The 13th Five-Year Plan for China’s steel industry is scheduled for release by year-end.
It may focus on a push for consolidation, paring overcapacity, environmental protection, improving the product mix and overseas moves to build integrated mills.
The plan’s targets and forecasts will be critical as market participants seek direction amid the industry’s shrinking margins.
China’s 10 largest steelmakers may see their market share increase in the next five-year plan, as the government pushes for industry consolidation in a bid to alleviate overcapacity.
The sector hasn’t achieved the consolidation targets in its 12th five-year plan because large-scale mills haven’t shut plants following acquisitions.

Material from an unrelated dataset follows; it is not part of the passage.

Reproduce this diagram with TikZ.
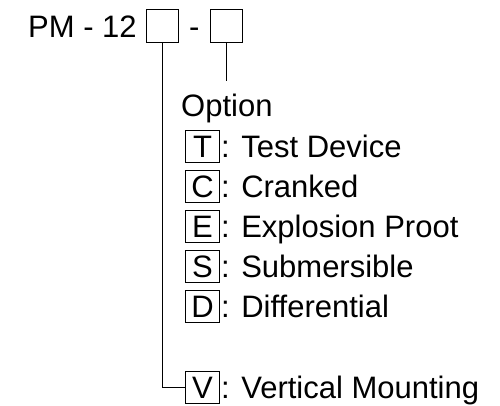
\documentclass[tikz,border=0pt]{standalone}
\usepackage{fontspec}
\setmainfont{Liberation Sans}
\usetikzlibrary{positioning}

\begin{document}
\begin{tikzpicture}[
		x=1pt, y=-1pt,
		every node/.style={font=\fontsize{31}{37}\selectfont, inner sep=0pt},
		code/.style={draw, rectangle, minimum width=32pt, minimum height=33pt, text height=22pt, text depth=0pt, line width=1pt},
		key/.style={draw, rectangle, minimum width=34pt, minimum height=32pt, text height=22pt, text depth=0pt, line width=1pt},
		desc/.style={anchor=base west},
		wire/.style={line width=1pt}
		]
		\useasboundingbox (0,0) rectangle (500,405);
		
		% --- Top row: type code ---
		\node[anchor=base west] (pm) at (28,37) {PM - 12};
		\node[code, right=9pt of pm] (mount) {};
		\node[anchor=base west] (dash) at ([xshift=10pt]mount.east |- pm.base) {-};
		\node[code, anchor=west] (opt) at ([xshift=10pt]dash.east |- mount) {};
		
		% --- Option list ---
		\node[anchor=base west] (option) at (181,116) {Option};
		\node[key, anchor=north west] (kT) at (185,130) {T};
		\node[key, below=7pt of kT] (kC) {C};
		\node[key, below=7pt of kC] (kE) {E};
		\node[key, below=7pt of kE] (kS) {S};
		\node[key, below=7pt of kS] (kD) {D};
		\node[key, below=48pt of kD] (kV) {V};
		
		\node[desc] (dT) at ([xshift=1pt]kT.base east) {: Test Device};
		\node[desc] (dC) at ([xshift=1pt]kC.base east) {: Cranked};
		\node[desc] (dE) at ([xshift=1pt]kE.base east) {: Explosion Proot};
		\node[desc] (dS) at ([xshift=1pt]kS.base east) {: Submersible};
		\node[desc] (dD) at ([xshift=1pt]kD.base east) {: Differential};
		\node[desc] (dV) at ([xshift=1pt]kV.base east) {: Vertical Mounting};
		
		% --- Leader lines ---
		\draw[wire] (mount.south) |- (kV.west);
		\draw[wire, shorten >=12pt] (opt.south) -- (opt.south |- option.north);
	\end{tikzpicture}
\end{document}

The market share of the country’s 10 largest producers fell to 37 percent last year from 49 percent in 2010. Smaller companies have continued to grow rapidly, prolonging margin-sapping price wars and fueling environmental concerns.
Steelmakers may need to continue to invest in their production lines to meet potentially stricter environmental protection requirements in the 13th plan.
Small-scale mills could be driven out of the market due to the need to invest in expensive equipment upgrades to comply with those requirements — improvements that larger mills have mostly made.
Capacity control is likely to be achieved if old, unprofitable mills are closed and strict approvals are required for new, well-planned ones.
The government may encourage mills to go overseas to source iron ore, build integrated steel mills nearby, and extend value chains to deep-processed high-value-added products.
The views expressed in this article are those of Yi Zhu, an analyst at Bloomberg Intelligence.